Make an exact copy of all the material below, apart from the pictures.

* [DATA PROVIDED]
↓↓↓

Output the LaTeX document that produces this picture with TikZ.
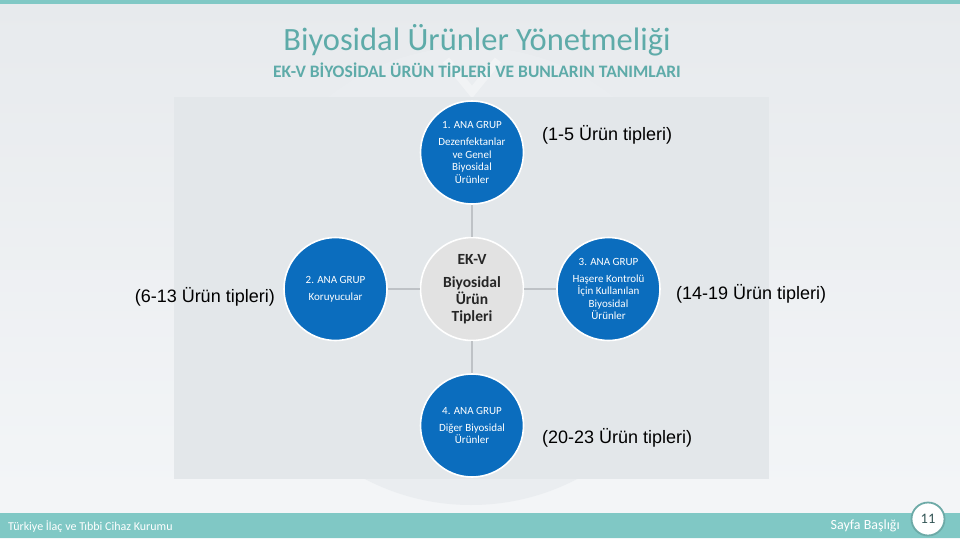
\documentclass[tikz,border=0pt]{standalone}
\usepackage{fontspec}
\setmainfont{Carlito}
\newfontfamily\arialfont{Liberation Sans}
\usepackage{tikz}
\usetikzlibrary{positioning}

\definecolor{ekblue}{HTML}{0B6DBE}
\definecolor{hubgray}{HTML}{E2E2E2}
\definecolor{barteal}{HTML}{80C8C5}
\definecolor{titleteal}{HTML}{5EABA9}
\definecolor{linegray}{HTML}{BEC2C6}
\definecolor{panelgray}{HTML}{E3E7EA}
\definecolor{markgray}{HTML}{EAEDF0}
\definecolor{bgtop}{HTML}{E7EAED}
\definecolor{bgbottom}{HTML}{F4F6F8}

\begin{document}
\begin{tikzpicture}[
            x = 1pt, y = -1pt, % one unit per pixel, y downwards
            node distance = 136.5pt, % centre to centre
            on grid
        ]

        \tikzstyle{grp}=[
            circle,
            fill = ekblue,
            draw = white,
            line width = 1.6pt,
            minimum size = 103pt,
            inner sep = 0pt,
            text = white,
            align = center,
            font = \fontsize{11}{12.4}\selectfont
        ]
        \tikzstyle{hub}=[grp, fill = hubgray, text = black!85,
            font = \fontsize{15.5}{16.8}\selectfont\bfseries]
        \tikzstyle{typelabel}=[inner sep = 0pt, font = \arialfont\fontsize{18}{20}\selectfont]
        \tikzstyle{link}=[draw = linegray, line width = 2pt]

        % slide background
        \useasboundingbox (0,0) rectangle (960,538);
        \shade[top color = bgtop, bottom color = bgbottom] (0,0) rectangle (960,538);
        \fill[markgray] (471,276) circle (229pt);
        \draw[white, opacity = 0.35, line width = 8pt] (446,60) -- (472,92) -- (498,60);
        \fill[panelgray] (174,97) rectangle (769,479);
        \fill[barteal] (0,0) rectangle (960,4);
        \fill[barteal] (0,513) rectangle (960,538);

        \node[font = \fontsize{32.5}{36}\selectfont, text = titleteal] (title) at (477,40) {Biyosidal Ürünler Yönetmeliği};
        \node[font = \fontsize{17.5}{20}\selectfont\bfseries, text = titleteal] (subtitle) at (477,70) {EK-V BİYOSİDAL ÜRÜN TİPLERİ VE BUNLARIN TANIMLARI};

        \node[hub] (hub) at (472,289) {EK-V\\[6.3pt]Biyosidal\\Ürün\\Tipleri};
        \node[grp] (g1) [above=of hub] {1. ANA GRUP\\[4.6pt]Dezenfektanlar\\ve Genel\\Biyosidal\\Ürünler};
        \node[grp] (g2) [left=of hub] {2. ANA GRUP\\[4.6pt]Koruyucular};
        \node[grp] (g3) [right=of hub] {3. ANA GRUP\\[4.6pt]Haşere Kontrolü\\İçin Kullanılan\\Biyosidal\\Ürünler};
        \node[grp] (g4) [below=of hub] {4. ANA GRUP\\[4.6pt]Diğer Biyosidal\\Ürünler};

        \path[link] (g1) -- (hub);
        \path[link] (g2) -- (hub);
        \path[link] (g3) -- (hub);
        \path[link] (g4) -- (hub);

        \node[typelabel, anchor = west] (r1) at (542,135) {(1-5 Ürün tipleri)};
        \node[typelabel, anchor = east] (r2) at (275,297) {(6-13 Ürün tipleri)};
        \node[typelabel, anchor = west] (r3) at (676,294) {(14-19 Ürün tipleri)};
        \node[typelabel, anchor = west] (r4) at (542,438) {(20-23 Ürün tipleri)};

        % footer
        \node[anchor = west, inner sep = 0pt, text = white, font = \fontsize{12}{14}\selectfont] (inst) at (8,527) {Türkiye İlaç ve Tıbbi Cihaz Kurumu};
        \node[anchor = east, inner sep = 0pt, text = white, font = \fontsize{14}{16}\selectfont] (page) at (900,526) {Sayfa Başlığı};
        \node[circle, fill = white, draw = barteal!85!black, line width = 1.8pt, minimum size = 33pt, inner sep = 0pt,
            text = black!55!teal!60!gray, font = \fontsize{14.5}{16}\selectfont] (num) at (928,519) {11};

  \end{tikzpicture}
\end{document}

↑↑↑

* [FULL OUTPUT]
Output the LaTeX document that produces this picture with TikZ.
\documentclass[tikz,border=0pt]{standalone}
\usepackage{fontspec}
\setmainfont{Carlito}
\newfontfamily\arialfont{Liberation Sans}
\usepackage{tikz}
\usetikzlibrary{positioning}

\definecolor{ekblue}{HTML}{0B6DBE}
\definecolor{hubgray}{HTML}{E2E2E2}
\definecolor{barteal}{HTML}{80C8C5}
\definecolor{titleteal}{HTML}{5EABA9}
\definecolor{linegray}{HTML}{BEC2C6}
\definecolor{panelgray}{HTML}{E3E7EA}
\definecolor{markgray}{HTML}{EAEDF0}
\definecolor{bgtop}{HTML}{E7EAED}
\definecolor{bgbottom}{HTML}{F4F6F8}

\begin{document}
\begin{tikzpicture}[
            x = 1pt, y = -1pt, % one unit per pixel, y downwards
            node distance = 136.5pt, % centre to centre
            on grid
        ]

        \tikzstyle{grp}=[
            circle,
            fill = ekblue,
            draw = white,
            line width = 1.6pt,
            minimum size = 103pt,
            inner sep = 0pt,
            text = white,
            align = center,
            font = \fontsize{11}{12.4}\selectfont
        ]
        \tikzstyle{hub}=[grp, fill = hubgray, text = black!85,
            font = \fontsize{15.5}{16.8}\selectfont\bfseries]
        \tikzstyle{typelabel}=[inner sep = 0pt, font = \arialfont\fontsize{18}{20}\selectfont]
        \tikzstyle{link}=[draw = linegray, line width = 2pt]

        % slide background
        \useasboundingbox (0,0) rectangle (960,538);
        \shade[top color = bgtop, bottom color = bgbottom] (0,0) rectangle (960,538);
        \fill[markgray] (471,276) circle (229pt);
        \draw[white, opacity = 0.35, line width = 8pt] (446,60) -- (472,92) -- (498,60);
        \fill[panelgray] (174,97) rectangle (769,479);
        \fill[barteal] (0,0) rectangle (960,4);
        \fill[barteal] (0,513) rectangle (960,538);

        \node[font = \fontsize{32.5}{36}\selectfont, text = titleteal] (title) at (477,40) {Biyosidal Ürünler Yönetmeliği};
        \node[font = \fontsize{17.5}{20}\selectfont\bfseries, text = titleteal] (subtitle) at (477,70) {EK-V BİYOSİDAL ÜRÜN TİPLERİ VE BUNLARIN TANIMLARI};

        \node[hub] (hub) at (472,289) {EK-V\\[6.3pt]Biyosidal\\Ürün\\Tipleri};
        \node[grp] (g1) [above=of hub] {1. ANA GRUP\\[4.6pt]Dezenfektanlar\\ve Genel\\Biyosidal\\Ürünler};
        \node[grp] (g2) [left=of hub] {2. ANA GRUP\\[4.6pt]Koruyucular};
        \node[grp] (g3) [right=of hub] {3. ANA GRUP\\[4.6pt]Haşere Kontrolü\\İçin Kullanılan\\Biyosidal\\Ürünler};
        \node[grp] (g4) [below=of hub] {4. ANA GRUP\\[4.6pt]Diğer Biyosidal\\Ürünler};

        \path[link] (g1) -- (hub);
        \path[link] (g2) -- (hub);
        \path[link] (g3) -- (hub);
        \path[link] (g4) -- (hub);

        \node[typelabel, anchor = west] (r1) at (542,135) {(1-5 Ürün tipleri)};
        \node[typelabel, anchor = east] (r2) at (275,297) {(6-13 Ürün tipleri)};
        \node[typelabel, anchor = west] (r3) at (676,294) {(14-19 Ürün tipleri)};
        \node[typelabel, anchor = west] (r4) at (542,438) {(20-23 Ürün tipleri)};

        % footer
        \node[anchor = west, inner sep = 0pt, text = white, font = \fontsize{12}{14}\selectfont] (inst) at (8,527) {Türkiye İlaç ve Tıbbi Cihaz Kurumu};
        \node[anchor = east, inner sep = 0pt, text = white, font = \fontsize{14}{16}\selectfont] (page) at (900,526) {Sayfa Başlığı};
        \node[circle, fill = white, draw = barteal!85!black, line width = 1.8pt, minimum size = 33pt, inner sep = 0pt,
            text = black!55!teal!60!gray, font = \fontsize{14.5}{16}\selectfont] (num) at (928,519) {11};

  \end{tikzpicture}
\end{document}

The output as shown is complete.